*takes off his mod hat for this thread; dons conspirator hat*
As some have undoubtedly mentioned, this has many ill affects on systems such as Omega-3, Cortez, Magellan, Hudson, and likely more. All those have more than sufficient roleplay reasoning behind the nearby lawfuls to enforce legislation there, and now they cannot.
Additionally, non-House nations such as (but not limited to) GMG and CR now have more authority to enforce their laws in systems within their ZoI than Houses do. So where Liberty or Bretonia are now magically barred from upholding the Treaty of Curacao, Crayter can still do so. I'll be quite frank; it's nonsensical. Yes, for some systems, I can see the reasoning here. Kepler, Galileo, Omega-5, and a few others are supposed to be lawless. But throwing a blanket over all of these doesn't work, and will lead to increasing complaints over time. Also, using the rules to forcibly nullify the fulfillment of well established roleplay (Treaty of Curacao, Settlement of Sprague, etc.) is verging on atrocious.
As with this previous announcement regarding the nerfing of law enforcement (which was supposedly going to get revised, but no further change nor announcement ever occurred), this is rather poorly thought through. Good decent idea, with bad implementation.

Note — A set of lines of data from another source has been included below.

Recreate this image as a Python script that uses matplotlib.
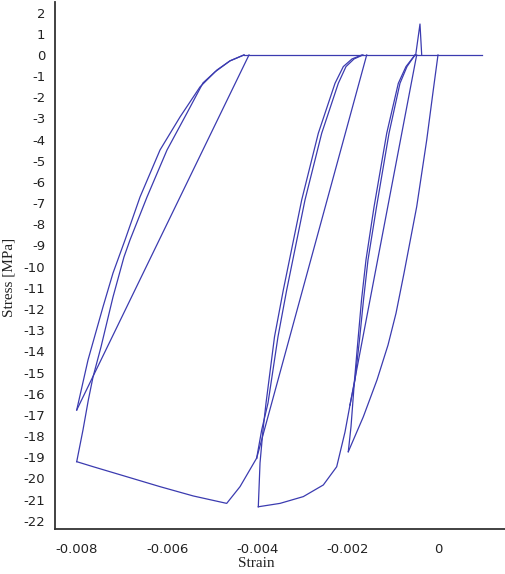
import matplotlib
matplotlib.use("Agg")
import matplotlib.pyplot as plt

# ---- data (strain, stress [MPa]) ----
load1_strain = [0.0, -0.000104, -0.000250, -0.000472, -0.000753, -0.000930, -0.001107, -0.001351, -0.001654, -0.001987]
load1_stress = [0.0, -1.65, -4.02, -7.17, -10.31, -12.20, -13.70, -15.35, -17.09, -18.74]

unl1_strain = [-0.001987, -0.001927, -0.001849, -0.001772, -0.001694, -0.001595, -0.001417, -0.001136, -0.000879, -0.000709, -0.000509]
unl1_stress = [-18.74, -17.56, -15.35, -13.46, -11.57, -9.68, -7.18, -3.70, -1.34, -0.55, 0.0]

unl2_strain = [-0.001949, -0.001838, -0.001739, -0.001650, -0.001550, -0.001362, -0.001085, -0.000842, -0.000687, -0.000509]
unl2_stress = [-16.53, -15.35, -13.46, -11.57, -9.68, -7.18, -3.70, -1.34, -0.55, 0.0]

rel1_strain = [-0.000472, -0.001949]
rel1_stress = [0.0, -16.53]

env2_strain = [-0.001949, -0.002060, -0.002244, -0.002540, -0.002983, -0.003499, -0.003980]
env2_stress = [-16.53, -17.81, -19.45, -20.31, -20.86, -21.18, -21.34]

unl3_strain = [-0.003980, -0.003942, -0.003876, -0.003809, -0.003621, -0.003426, -0.003019, -0.002651, -0.002281, -0.002097, -0.001905, -0.001683]
unl3_stress = [-21.34, -19.27, -17.71, -16.44, -13.31, -11.10, -6.85, -3.70, -1.34, -0.55, -0.19, 0.0]

unl4_strain = [-0.004016, -0.003905, -0.003765, -0.003544, -0.003351, -0.002946, -0.002576, -0.002208, -0.002038, -0.001860, -0.001661]
unl4_stress = [-19.04, -17.71, -16.44, -13.31, -11.10, -6.85, -3.70, -1.34, -0.55, -0.19, 0.0]

rel2_strain = [-0.001579, -0.004016]
rel2_stress = [0.0, -19.04]

env3_strain = [-0.004016, -0.004385, -0.004680, -0.005420, -0.006157, -0.006895, -0.007635, -0.008002]
env3_stress = [-19.04, -20.39, -21.18, -20.83, -20.39, -19.92, -19.45, -19.21]

unl5_strain = [-0.008002, -0.007863, -0.007745, -0.007641, -0.007464, -0.007198, -0.006955, -0.006822, -0.006445, -0.006002, -0.005559, -0.005205, -0.004939, -0.004607, -0.004297]
unl5_stress = [-19.21, -17.71, -16.30, -15.21, -13.79, -11.43, -9.54, -8.74, -6.71, -4.49, -2.74, -1.32, -0.80, -0.28, 0.0]

rel3_strain = [-0.004186, -0.008002]
rel3_stress = [0.0, -16.77]

unl6_strain = [-0.008002, -0.007752, -0.007420, -0.007198, -0.006932, -0.006600, -0.006157, -0.005714, -0.005271, -0.004895, -0.004607, -0.004297]
unl6_stress = [-16.77, -14.41, -11.90, -10.30, -8.74, -6.71, -4.49, -2.93, -1.51, -0.71, -0.28, 0.0]

zero_strain = [-0.004297, 0.000975]
zero_stress = [0.0, 0.0]

spike_strain = [-0.000494, -0.000399, -0.000361]
spike_stress = [0.0, 1.46, 0.0]

xticks = [-0.008, -0.006, -0.004, -0.002, 0.0]
xtick_labels = ["-0.008", "-0.006", "-0.004", "-0.002", "0"]
yticks = list(range(2, -23, -1))

# ---- figure ----
W, H = 505, 574
fig = plt.figure(figsize=(W / 100, H / 100), dpi=100)
ax = fig.add_axes([55 / W, 1 - 529 / H, 450 / W, 527 / H])

col = "#3b3bb0"
lw = 0.9
branches = [
    (load1_strain, load1_stress), (unl1_strain, unl1_stress), (unl2_strain, unl2_stress),
    (rel1_strain, rel1_stress), (env2_strain, env2_stress), (unl3_strain, unl3_stress),
    (unl4_strain, unl4_stress), (rel2_strain, rel2_stress), (env3_strain, env3_stress),
    (unl5_strain, unl5_stress), (rel3_strain, rel3_stress), (unl6_strain, unl6_stress),
    (zero_strain, zero_stress), (spike_strain, spike_stress),
]
for xs, ys in branches:
    ax.plot(xs, ys, color=col, lw=lw, solid_joinstyle="round")

ax.set_xlim(-0.008483, 0.001484)
ax.set_ylim(-22.39, 2.50)

ax.spines["top"].set_visible(False)
ax.spines["right"].set_visible(False)
for s in ("left", "bottom"):
    ax.spines[s].set_color("#333333")
    ax.spines[s].set_linewidth(1.3)

ax.set_xticks(xticks)
ax.set_xticklabels(xtick_labels)
ax.set_yticks(yticks)
ax.set_yticklabels([str(v) for v in yticks])
ax.tick_params(axis="both", length=0, labelsize=9.5, colors="#222222")
ax.tick_params(axis="y", pad=7)
ax.tick_params(axis="x", pad=10)

ax.set_xlabel("Strain", family="Liberation Serif", fontsize=11, color="#222222")
ax.set_ylabel("Stress [MPa]", family="Liberation Serif", fontsize=11, color="#222222")
ax.xaxis.set_label_coords((256 - 55) / 450, (529 - 557) / 527)
ax.yaxis.set_label_coords((16 - 55) / 450, (529 - 277) / 527)

fig.savefig("out.png", dpi=100)
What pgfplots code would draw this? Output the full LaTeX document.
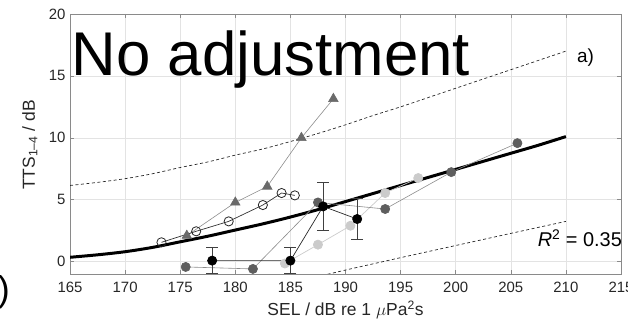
\documentclass[border=0pt]{standalone}
\usepackage{pgfplots}
\pgfplotsset{compat=1.18}
\usepackage{fontspec}
\setmainfont{Liberation Sans}
\definecolor{axgray}{HTML}{8A8A8A}
\definecolor{gridc}{HTML}{E3E3E3}
\definecolor{tri}{HTML}{6A6A6A}
\definecolor{dkc}{HTML}{5E5E5E}
\definecolor{ltc}{HTML}{CBCBCB}
\definecolor{txt}{HTML}{262626}
\begin{document}
\begin{tikzpicture}[x=1bp,y=1bp]
\begin{axis}[
  at={(70bp,50bp)}, anchor=south west,
  scale only axis, width=551bp, height=260bp,
  xmin=165, xmax=215, ymin=-1, ymax=20,
  xtick={165,170,...,215}, ytick={0,5,10,15,20},
  grid=major, major grid style={gridc, line width=0.5pt},
  axis line style={axgray, line width=0.8pt},
  tick align=inside, major tick length=4bp,
  tick style={axgray, line width=0.6pt},
  ticklabel style={font=\fontsize{15}{16}\selectfont, text=txt},
  /pgf/number format/assume math mode=true,
  xticklabel style={yshift=-5bp},
  yticklabel style={xshift=-1bp},
  xlabel={SEL / dB re 1 $\mu$Pa\textsuperscript{2}s},
  ylabel={TTS\textsubscript{1–4} / dB},
  label style={font=\fontsize{17.5}{18}\selectfont, text=txt},
  xlabel style={at={(axis description cs:0.5,-0.138)}, anchor=center},
  ylabel style={at={(axis description cs:-0.073,0.496)}, anchor=center},
  clip=true,
]
% fit curve
\addplot[black, line width=3pt, smooth] coordinates {
(165,0.35)(167.5,0.55)(170,0.8)(172.5,1.15)(175,1.6)(177.5,2.05)(180,2.55)(182.5,3.05)(185,3.6)(187.5,4.2)(190,4.85)(192.5,5.5)(195,6.15)(197.5,6.8)(200,7.45)(202.5,8.1)(205,8.75)(207.5,9.4)(210,10.1)};
% upper bound
\addplot[black!85, line width=0.7pt, dash pattern=on 3bp off 2.5bp, smooth] coordinates {
(165,6.15)(167.5,6.4)(170,6.7)(172.5,7.1)(175,7.6)(177.5,8.05)(180,8.6)(182.5,9.1)(185,9.7)(187.5,10.35)(190,11.05)(192.5,11.8)(195,12.5)(197.5,13.25)(200,14.0)(202.5,14.75)(205,15.5)(207.5,16.25)(210,17.0)};
% lower bound
\addplot[black!85, line width=0.7pt, dash pattern=on 3bp off 2.5bp] coordinates {
(184,-1.95)(190,-0.68)(195,0.32)(200,1.3)(205,2.28)(210,3.25)};
% light gray circles
\addplot[ltc, line width=0.7pt, mark=*, mark size=4.6bp, mark options={fill=ltc, draw=ltc}] coordinates {
(184.5,-0.15)(187.5,1.37)(190.45,2.9)(193.6,5.54)(196.6,6.75)};
% dark gray circles
\addplot[black!45, line width=0.6pt, mark=*, mark size=4.6bp, mark options={fill=dkc, draw=dkc}] coordinates {
(175.5,-0.43)(181.6,-0.59)(187.5,4.78)(193.6,4.25)(199.6,7.23)(205.6,9.57)};
% triangles
\addplot[black!45, line width=0.6pt, mark=triangle*, mark size=5.5bp, mark options={fill=tri, draw=tri}] coordinates {
(175.6,2.1)(180.0,4.78)(182.9,6.07)(186.0,10.0)(188.9,13.15)};
% open circles
\addplot[black!80, line width=0.7pt, mark=o, mark size=4.6bp, mark options={fill=white, draw=black!85, line width=0.8pt}] coordinates {
(173.3,1.56)(176.45,2.45)(179.4,3.25)(182.5,4.57)(184.2,5.54)(185.4,5.35)};
% black circles with error bars
\addplot[black!85, line width=0.7pt, mark=*, mark size=4.6bp, mark options={fill=black, draw=black},
  error bars/.cd, y dir=both, y explicit, error bar style={black!75, line width=0.8pt}, error mark options={rotate=90, mark size=6bp, line width=0.8pt, black!75}] coordinates {
(177.9,0.08) +- (0,1.05)
(185.0,0.08) +- (0,1.05)
(187.97,4.46) +- (0,1.9)
(191.06,3.44) +- (0,1.68)};
\node[anchor=base west, inner sep=0, font=\fontsize{62}{62}\selectfont] at (axis cs:165.15,15.07) {No adjustment};
\node[anchor=base west, inner sep=0, font=\fontsize{19}{19}\selectfont] at (axis cs:211.0,16.1) {a)};
\node[anchor=base east, inner sep=0, font=\fontsize{20}{20}\selectfont] at (axis cs:215.1,1.2) {\textit{R}\textsuperscript{2} = 0.35};
\end{axis}
\node[anchor=east, inner sep=0, font=\fontsize{36}{36}\selectfont] at (10bp,32bp) {)};
\pgfresetboundingbox
\useasboundingbox (0,0) rectangle (628bp,324bp);
\end{tikzpicture}
\end{document}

"You see what your knowledge tells you you're seeing. ... how, what you think the universe is, and how you react to that in everything you do, depends on what you know. And when that knowledge changes, for you, the universe changes. And that is as true for the whole of society as that is for the individual. We all are what we know, today. What we knew yesterday, was different; and so were we."